A Trump administration Endangered Species Act (ESA) rulemaking defined “foreseeable future” to mean “as far into the future” as the Fish and Wildlife Service (FWS) “can reasonably determine” threats to species and their responses. Rep. Haaland opposed the rulemaking. Sen. Daines asked her to explain how the agency can foresee the consequences of actions in the future “beyond what they can reasonably determine.” Rep. Haaland replied: “If confirmed I look forward to learning more about this particular part of the FWS decision making process under the ESA from Interior staff.”
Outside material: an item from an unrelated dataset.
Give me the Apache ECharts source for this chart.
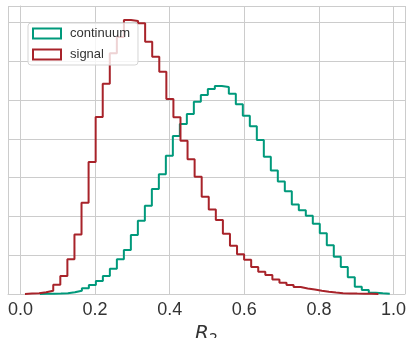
<!DOCTYPE html>
<html>
<head>
<meta charset="utf-8">
<script src="https://cdn.jsdelivr.net/npm/echarts@6/dist/echarts.min.js"></script>
<style>
  html, body { margin: 0; padding: 0; background: #fff; }
  #chart { width: 406px; height: 338px; }
</style>
</head>
<body>
<div id="chart"></div>
<script>
// histogram bin ranges (50 bins each)
const continuumRange = [0.052, 0.99];
const signalRange = [0.012, 0.9595];

// normalised densities per bin
const continuumDensity = [
  0.003, 0.004, 0.006, 0.010, 0.022, 0.043, 0.073, 0.116, 0.168, 0.232,
  0.325, 0.447, 0.567, 0.760, 0.945, 1.138, 1.353, 1.544, 1.782, 2.036,
  2.191, 2.320, 2.478, 2.564, 2.642, 2.680, 2.668, 2.581, 2.445, 2.298,
  2.161, 1.985, 1.769, 1.592, 1.450, 1.325, 1.153, 1.079, 1.009, 0.906,
  0.782, 0.628, 0.481, 0.348, 0.215, 0.094, 0.052, 0.017, 0.009, 0.004
];
const signalDensity = [
  0.005, 0.009, 0.022, 0.043, 0.119, 0.232, 0.447, 0.767, 1.177, 1.701,
  2.281, 2.710, 3.102, 3.312, 3.531, 3.518, 3.488, 3.251, 3.058, 2.865,
  2.513, 2.277, 1.976, 1.736, 1.512, 1.254, 1.089, 0.954, 0.777, 0.622,
  0.513, 0.442, 0.348, 0.287, 0.245, 0.186, 0.146, 0.116, 0.090, 0.071,
  0.058, 0.043, 0.030, 0.018, 0.010, 0.008, 0.005, 0.004, 0.003, 0.001
];

const names = ['continuum', 'signal'];
const colors = ['#00997b', '#a8232a'];

// outline of a step histogram: left edges + closing edge back to zero
function stepData(range, dens) {
  const w = (range[1] - range[0]) / dens.length;
  const pts = [[range[0], 0]];
  dens.forEach((d, i) => pts.push([range[0] + i * w, d]));
  pts.push([range[1], dens[dens.length - 1]]);
  pts.push([range[1], 0]);
  return pts;
}

const chart = echarts.init(document.getElementById('chart'));
chart.setOption({
  animation: false,
  grid: { left: 8, right: 1, top: 6, bottom: 44, outerBoundsMode: 'none', containLabel: false },
  legend: {
    orient: 'vertical',
    left: 28,
    top: 23,
    itemWidth: 28,
    itemHeight: 10,
    itemGap: 8,
    padding: [4, 8, 4, 4],
    backgroundColor: 'rgba(255,255,255,0.8)',
    borderColor: '#d5d5d5',
    borderWidth: 1,
    borderRadius: 3,
    textStyle: { fontFamily: 'Liberation Sans', fontSize: 13, color: '#333', padding: [0, 0, 0, 4] },
    data: names.map((n, i) => ({
      name: n,
      icon: 'rect',
      itemStyle: { color: 'rgba(255,255,255,0)', borderColor: colors[i], borderWidth: 2 }
    }))
  },
  xAxis: {
    type: 'value',
    min: -0.0335,
    max: 1.0308,
    name: '{r|R}{s|2}',
    nameLocation: 'middle',
    nameGap: 22,
    nameTextStyle: {
      rich: {
        r: { fontFamily: 'DejaVu Sans', fontStyle: 'italic', fontSize: 20, color: '#333' },
        s: { fontFamily: 'DejaVu Sans', fontSize: 14, color: '#333', padding: [10, 0, 0, 0] }
      }
    },
    axisLine: { show: true, lineStyle: { color: '#cccccc', width: 1 } },
    axisTick: { show: false },
    axisLabel: {
      fontFamily: 'Liberation Sans', fontSize: 18, color: '#333', margin: 7,
      showMinLabel: false, showMaxLabel: false,
      formatter: v => v.toFixed(1)
    },
    splitLine: { show: true, lineStyle: { color: '#cccccc', width: 1 } }
  },
  yAxis: {
    type: 'value',
    min: 0,
    max: 3.711,
    interval: 0.5,
    axisLine: { show: true, lineStyle: { color: '#cccccc', width: 1 } },
    axisTick: { show: false },
    axisLabel: { show: false },
    splitLine: { show: true, lineStyle: { color: '#cccccc', width: 1 } }
  },
  series: [
    {
      name: names[0], type: 'line', step: 'end', showSymbol: false,
      color: colors[0], lineStyle: { width: 2 },
      data: stepData(continuumRange, continuumDensity)
    },
    {
      name: names[1], type: 'line', step: 'end', showSymbol: false,
      color: colors[1], lineStyle: { width: 2 },
      data: stepData(signalRange, signalDensity)
    }
  ]
});
</script>
</body>
</html>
Sen. Barrasso’s March 11 statement concludes as follows:
The American people deserve straight answers from the potential secretary about the law, about the rules, and about the regulations that are going to affect so many lives and livelihoods. She gave very few of those at her nomination hearing and in her written responses. Representative Haaland’s extreme views, co-sponsorship of catastrophic legislation [i.e., the Green New Deal], and lack of responsiveness disqualify her for this important position as secretary of the interior. If she is allowed to implement her Green New Deal-inspired policies at the Department of the Interior, the results for America’s energy supply and economy will be catastrophic.